When I was back in the UK last year for Sarah’s funeral, I spent some lovely moments with two of Sarah’s closest friends, Lynda and Nikki.  They shared stories with me about poignant moments they had had in the few days since Sarah had died when they had been at home, thinking about Sarah and they had found a small white feather which they had taken as a sign of Sarah’s continued presence.  Whilst I enjoyed hearing the stories and was glad for the comfort they offered Nikki and Lynda I am an eminently pragmatic person and am always looking for “logical” explanations for such things. My predominantly practical mind explained them easily away as the kind of small white feathers you find all the time in the house from duvets, pillows, cushions and down-filled jackets.

I am not a religious person and not particularly spiritual either, I believe in the innate goodness of people, the kindness of strangers and have a general belief that we do not understand the universe and there could well be powers at play of which we have no knowledge, but on the whole I am quite logical and rational.

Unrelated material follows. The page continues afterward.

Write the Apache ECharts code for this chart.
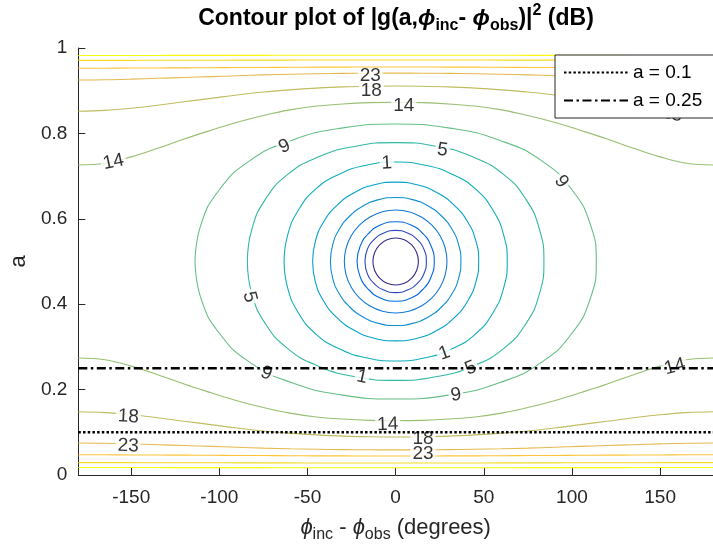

Travelling back from the UK a few days later, having just attended Sarah’s funeral, I arrived at the departure gate in Abu Dhabi to be greeted by an announcement that my flight was delayed by at least two hours.  I could have cried.  I was completely spent already, both emotionally and physically, and was only 14 hours in to a 32 hour journey, that has just been extended by two hours.

I sat on the floor (no seats!) and started to think about Sarah, the funeral and what all of us had lost.  I teared up at thought and turned to get a tissue from my backpack – and there stuck in the mesh of my bag was a tiny white feather.  I would swear that it had not been there previously and there was no obvious place where it could have transferred from. I was in the middle of an airport that was all chrome and leather, no soft furnishings in sight, plus the airport was in the desert and it was a forty degree day, nobody was wearing any down-filled jackets.

I literally went all goose-bumpy but then started to laugh and feel warm and comforted by the sight of the unexplained yet somehow not inexplicable little white feather.   Every time I tell the story and even as I write it now I still get goose bumps.

Sarah clearly didn’t accompany me all the way home because when I arrived at baggage claim in Sydney airport I discovered the airline had lost my luggage! This was not until after I had spoken to Richard and the children so Sarah may well have thought her work was done getting me as far as the arrivals lounge and she was back keeping a vigil over Mark and her children.

I keep the feather, tiny as it is, as a reminder that just because we can’t see people we have lost, it doesn’t mean they are not with us.

An article appeared recently in the Sydney Morning Herald arguing that funerals were no place for children.  It of course got me thinking about Sarah’s funeral and how she had carefully planned it so that all the children she loved could not only be present but actively take part.  I felt the urge to write a counter-argument, showing that there most definitely can be a place for children at funerals, allowing them to grieve in their own way whilst witnessing an outpouring of grief from the adults they look to for strength and guidance.

The article took me a long time to craft and I didn’t do it with an easy conscience. I wanted to make sure it was the best writing I could manage in an attempt to do justice to Sarah’s outstanding courage and whilst my loss is great and I feel it daily, it is nothing compared to the loss felt by Mark, Sophie, Charlie and Lucie and I wanted to be sure that anything I wrote was sensitive to their needs and feelings.  I was attempting to write something that might cause some fresh tears, but hopefully happy, healing tears, and that in time they could read and feel so very proud of their outstandingly brave and beautiful wife and mum.

As a result, the day I spent crafting the article was a very turbulent and emotional day for me and by the time I got home from the library (my new office) I was completely drained and still left wondering if I had any place to tell this story.  I decided I needed a shower to try to clear my head before I went to collect the crazy gang from school. I took off my t-shirt and inside was a tiny white feather.